Kashmir stood up to its reputation of being breathtakingly beautiful and I was looking forward to Daksum. Touted as one of Kashmir‘s offbeat still undiscovered jewels, Daksum is a trekker‘s and nature lovers paradise. Located at 2,438 meters above sea level, it is 40 kilometres south east of Anantnag and many offbeat travellers visit it on day trips from Kokkernag or Verinag. Surrounded by the snow clad Pir Panjal range, lush coniferous forests, grassy meadows, gurgling brooks and clusters of Gurjar (nomadic shepherd) hutments, River Bringhi gushes through it. The mountain river carries an enviable amount of Daksum‘s famous trout and this virginal spot is more lively in summer. On that spring day, however, the tiny village was hardly inhabited. The one and only tourist accommodation facility, run by Jammu and Kashmir Govt, was undergoing construction work at the time of my visit and electricity was playing truant.

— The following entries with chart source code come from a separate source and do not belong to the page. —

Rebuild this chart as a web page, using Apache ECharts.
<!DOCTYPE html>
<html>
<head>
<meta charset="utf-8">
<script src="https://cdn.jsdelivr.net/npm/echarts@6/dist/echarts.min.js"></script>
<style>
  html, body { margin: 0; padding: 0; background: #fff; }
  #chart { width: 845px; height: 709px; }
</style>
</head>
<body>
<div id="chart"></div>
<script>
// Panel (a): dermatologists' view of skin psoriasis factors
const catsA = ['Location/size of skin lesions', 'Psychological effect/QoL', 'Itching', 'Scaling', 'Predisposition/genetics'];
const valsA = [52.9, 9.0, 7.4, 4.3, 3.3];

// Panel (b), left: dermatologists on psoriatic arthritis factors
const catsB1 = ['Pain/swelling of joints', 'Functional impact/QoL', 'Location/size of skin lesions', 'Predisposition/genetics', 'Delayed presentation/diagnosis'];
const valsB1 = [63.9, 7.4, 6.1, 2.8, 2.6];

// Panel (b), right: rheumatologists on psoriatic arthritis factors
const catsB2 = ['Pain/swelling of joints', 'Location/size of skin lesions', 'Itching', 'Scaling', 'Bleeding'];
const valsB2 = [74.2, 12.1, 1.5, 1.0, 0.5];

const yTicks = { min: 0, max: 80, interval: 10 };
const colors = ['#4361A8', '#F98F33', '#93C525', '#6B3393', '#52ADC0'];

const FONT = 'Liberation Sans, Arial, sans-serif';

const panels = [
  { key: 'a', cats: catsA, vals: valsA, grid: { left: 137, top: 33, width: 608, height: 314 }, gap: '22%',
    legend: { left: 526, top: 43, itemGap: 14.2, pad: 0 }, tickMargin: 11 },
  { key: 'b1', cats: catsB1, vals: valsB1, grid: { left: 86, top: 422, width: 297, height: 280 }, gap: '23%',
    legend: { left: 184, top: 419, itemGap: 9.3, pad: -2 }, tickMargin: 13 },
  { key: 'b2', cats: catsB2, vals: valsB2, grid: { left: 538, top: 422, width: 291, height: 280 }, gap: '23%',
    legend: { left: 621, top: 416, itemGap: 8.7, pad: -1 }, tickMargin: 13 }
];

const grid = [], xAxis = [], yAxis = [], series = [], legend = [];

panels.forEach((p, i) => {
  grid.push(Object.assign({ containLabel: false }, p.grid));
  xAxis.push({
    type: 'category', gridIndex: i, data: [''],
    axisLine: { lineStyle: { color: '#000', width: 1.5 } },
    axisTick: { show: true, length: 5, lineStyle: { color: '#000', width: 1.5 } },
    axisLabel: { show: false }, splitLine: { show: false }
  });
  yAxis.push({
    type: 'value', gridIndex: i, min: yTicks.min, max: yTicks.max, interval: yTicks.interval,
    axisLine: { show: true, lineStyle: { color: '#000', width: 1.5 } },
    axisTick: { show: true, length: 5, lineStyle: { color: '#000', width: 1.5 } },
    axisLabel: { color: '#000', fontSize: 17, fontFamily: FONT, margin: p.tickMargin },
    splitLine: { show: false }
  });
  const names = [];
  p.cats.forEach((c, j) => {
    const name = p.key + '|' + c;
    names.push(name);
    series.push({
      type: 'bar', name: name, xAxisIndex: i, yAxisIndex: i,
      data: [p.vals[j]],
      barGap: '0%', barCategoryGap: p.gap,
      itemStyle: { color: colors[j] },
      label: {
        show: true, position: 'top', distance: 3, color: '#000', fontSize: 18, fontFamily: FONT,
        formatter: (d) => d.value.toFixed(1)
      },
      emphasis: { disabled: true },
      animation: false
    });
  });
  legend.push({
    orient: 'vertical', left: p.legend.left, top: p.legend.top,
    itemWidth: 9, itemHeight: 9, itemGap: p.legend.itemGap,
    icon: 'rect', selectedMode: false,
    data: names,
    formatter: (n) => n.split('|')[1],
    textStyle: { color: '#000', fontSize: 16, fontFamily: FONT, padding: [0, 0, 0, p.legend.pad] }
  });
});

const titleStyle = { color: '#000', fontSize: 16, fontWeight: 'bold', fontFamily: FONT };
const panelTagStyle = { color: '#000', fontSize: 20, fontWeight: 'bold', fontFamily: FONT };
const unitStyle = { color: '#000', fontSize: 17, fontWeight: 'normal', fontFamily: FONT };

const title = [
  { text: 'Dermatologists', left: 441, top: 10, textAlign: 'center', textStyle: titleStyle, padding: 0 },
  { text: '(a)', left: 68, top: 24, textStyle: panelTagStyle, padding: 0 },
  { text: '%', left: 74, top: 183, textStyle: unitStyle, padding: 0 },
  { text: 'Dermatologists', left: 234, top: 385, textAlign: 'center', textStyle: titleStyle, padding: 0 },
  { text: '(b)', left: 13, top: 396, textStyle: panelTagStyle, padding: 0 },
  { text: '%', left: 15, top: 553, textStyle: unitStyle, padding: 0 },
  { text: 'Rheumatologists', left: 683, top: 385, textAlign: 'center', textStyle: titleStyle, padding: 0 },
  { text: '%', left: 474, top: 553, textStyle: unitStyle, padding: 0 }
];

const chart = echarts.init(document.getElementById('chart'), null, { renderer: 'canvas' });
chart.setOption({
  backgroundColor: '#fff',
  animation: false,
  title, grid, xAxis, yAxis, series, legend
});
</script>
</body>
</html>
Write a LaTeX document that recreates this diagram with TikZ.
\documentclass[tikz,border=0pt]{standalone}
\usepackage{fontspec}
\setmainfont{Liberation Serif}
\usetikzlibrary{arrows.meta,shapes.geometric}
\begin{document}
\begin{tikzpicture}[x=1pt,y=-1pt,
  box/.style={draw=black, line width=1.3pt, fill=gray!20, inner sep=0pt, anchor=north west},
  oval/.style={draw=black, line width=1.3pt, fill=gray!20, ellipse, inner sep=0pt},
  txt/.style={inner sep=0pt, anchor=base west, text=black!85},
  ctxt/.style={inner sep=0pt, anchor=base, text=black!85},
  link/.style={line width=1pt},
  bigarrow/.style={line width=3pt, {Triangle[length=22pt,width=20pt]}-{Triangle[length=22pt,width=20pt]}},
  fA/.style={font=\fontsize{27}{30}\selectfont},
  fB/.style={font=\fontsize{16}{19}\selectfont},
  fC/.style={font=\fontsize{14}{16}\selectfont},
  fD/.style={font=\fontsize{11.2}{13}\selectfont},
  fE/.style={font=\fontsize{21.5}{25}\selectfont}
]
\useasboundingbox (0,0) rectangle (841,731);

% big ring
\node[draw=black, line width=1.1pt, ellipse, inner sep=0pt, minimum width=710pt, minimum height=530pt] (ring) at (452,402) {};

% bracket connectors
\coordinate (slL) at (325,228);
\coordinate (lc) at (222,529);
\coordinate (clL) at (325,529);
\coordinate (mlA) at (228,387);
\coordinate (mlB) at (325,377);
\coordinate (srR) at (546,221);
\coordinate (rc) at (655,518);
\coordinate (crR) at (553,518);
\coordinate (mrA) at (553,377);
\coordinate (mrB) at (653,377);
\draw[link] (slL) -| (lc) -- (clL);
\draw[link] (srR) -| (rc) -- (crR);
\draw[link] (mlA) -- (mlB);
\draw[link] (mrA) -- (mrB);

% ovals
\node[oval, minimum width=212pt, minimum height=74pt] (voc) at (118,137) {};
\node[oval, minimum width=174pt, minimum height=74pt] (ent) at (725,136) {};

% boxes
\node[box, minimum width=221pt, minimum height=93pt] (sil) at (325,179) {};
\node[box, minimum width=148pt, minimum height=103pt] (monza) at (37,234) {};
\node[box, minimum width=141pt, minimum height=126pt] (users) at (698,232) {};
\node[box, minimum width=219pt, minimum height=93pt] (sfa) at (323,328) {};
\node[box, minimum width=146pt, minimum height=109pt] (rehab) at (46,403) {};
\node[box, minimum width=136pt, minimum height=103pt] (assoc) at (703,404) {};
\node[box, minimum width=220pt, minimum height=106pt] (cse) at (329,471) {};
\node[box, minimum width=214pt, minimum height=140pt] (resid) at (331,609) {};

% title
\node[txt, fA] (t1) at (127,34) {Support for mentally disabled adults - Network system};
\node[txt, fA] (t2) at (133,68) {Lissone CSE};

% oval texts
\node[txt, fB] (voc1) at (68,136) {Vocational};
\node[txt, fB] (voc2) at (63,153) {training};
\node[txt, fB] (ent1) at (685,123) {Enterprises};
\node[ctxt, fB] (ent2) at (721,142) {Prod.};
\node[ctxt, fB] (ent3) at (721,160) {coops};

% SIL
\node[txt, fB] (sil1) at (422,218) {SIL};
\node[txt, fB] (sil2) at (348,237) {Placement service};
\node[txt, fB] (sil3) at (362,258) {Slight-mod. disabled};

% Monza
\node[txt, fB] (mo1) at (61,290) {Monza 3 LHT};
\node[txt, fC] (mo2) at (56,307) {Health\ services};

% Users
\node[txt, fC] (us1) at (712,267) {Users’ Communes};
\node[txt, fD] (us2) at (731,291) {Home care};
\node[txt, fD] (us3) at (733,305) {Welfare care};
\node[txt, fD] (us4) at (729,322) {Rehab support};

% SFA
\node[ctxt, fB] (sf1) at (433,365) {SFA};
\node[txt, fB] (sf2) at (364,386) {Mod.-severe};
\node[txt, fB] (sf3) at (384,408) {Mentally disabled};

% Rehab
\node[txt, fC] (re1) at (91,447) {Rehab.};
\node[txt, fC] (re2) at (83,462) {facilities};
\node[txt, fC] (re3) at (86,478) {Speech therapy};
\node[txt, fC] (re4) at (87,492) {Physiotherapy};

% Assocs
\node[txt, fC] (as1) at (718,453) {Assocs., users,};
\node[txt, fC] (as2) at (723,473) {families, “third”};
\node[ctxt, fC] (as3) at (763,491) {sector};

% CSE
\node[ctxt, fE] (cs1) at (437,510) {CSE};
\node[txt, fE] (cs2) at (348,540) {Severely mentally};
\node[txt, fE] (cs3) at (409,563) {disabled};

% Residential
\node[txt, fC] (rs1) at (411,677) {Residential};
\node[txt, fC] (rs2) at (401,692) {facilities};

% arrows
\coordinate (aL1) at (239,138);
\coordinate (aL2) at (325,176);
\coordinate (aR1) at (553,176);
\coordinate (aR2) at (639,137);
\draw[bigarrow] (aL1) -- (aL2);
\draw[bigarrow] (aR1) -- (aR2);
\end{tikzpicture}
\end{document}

The caretaker, who was taken aback by my solo woman traveller status, kindly brought some extra blankets, candles and kangri (traditional wicker basket coal heaters) and all my meals came from his home. My stay at Daksum tourist bungalow was very short and thunderstorm, pitch darkness and (possibly imaginary) strange noises at night, prompted me to return to Kokkernag the next afternoon. Lack of electricity, flickering candle light and being the only tourist in the entire property, did not help matters also and for the first time, I did not crave for solitude. However, in retrospect, I must say that Daksum was unbelievably beautiful and in all my 15 years of traveling, I have hardly come across a place, so tranquil. it is a perfect retreat for summer months and the air there, smells of sweet, unknown wild flowers. Daksum is synonymous with fragrant peace and it is one place, I would like to go back for some quiet moments with my love.
TRAVEL TIP – Located around 85 kilometres from Srinagar (40 kilometres from Anantnag), Daksum is a beautiful picnic spot. It lies on the Anantnag Sinthan Kishtwar road and the entire area is covered up with coniferous forest, grassy meadows and sparkling snow fed streams. The trekking route to Kishtwar passes through Daksum and it leads to Sinthan Pass at 3,748 meters (and also to Sinthan top). The pass remains open from April to September and the govt. tourist bungalow is a comfortable place to stay. There are also camping sites in and around Daksum, and fish lovers should not miss sampling the local trout.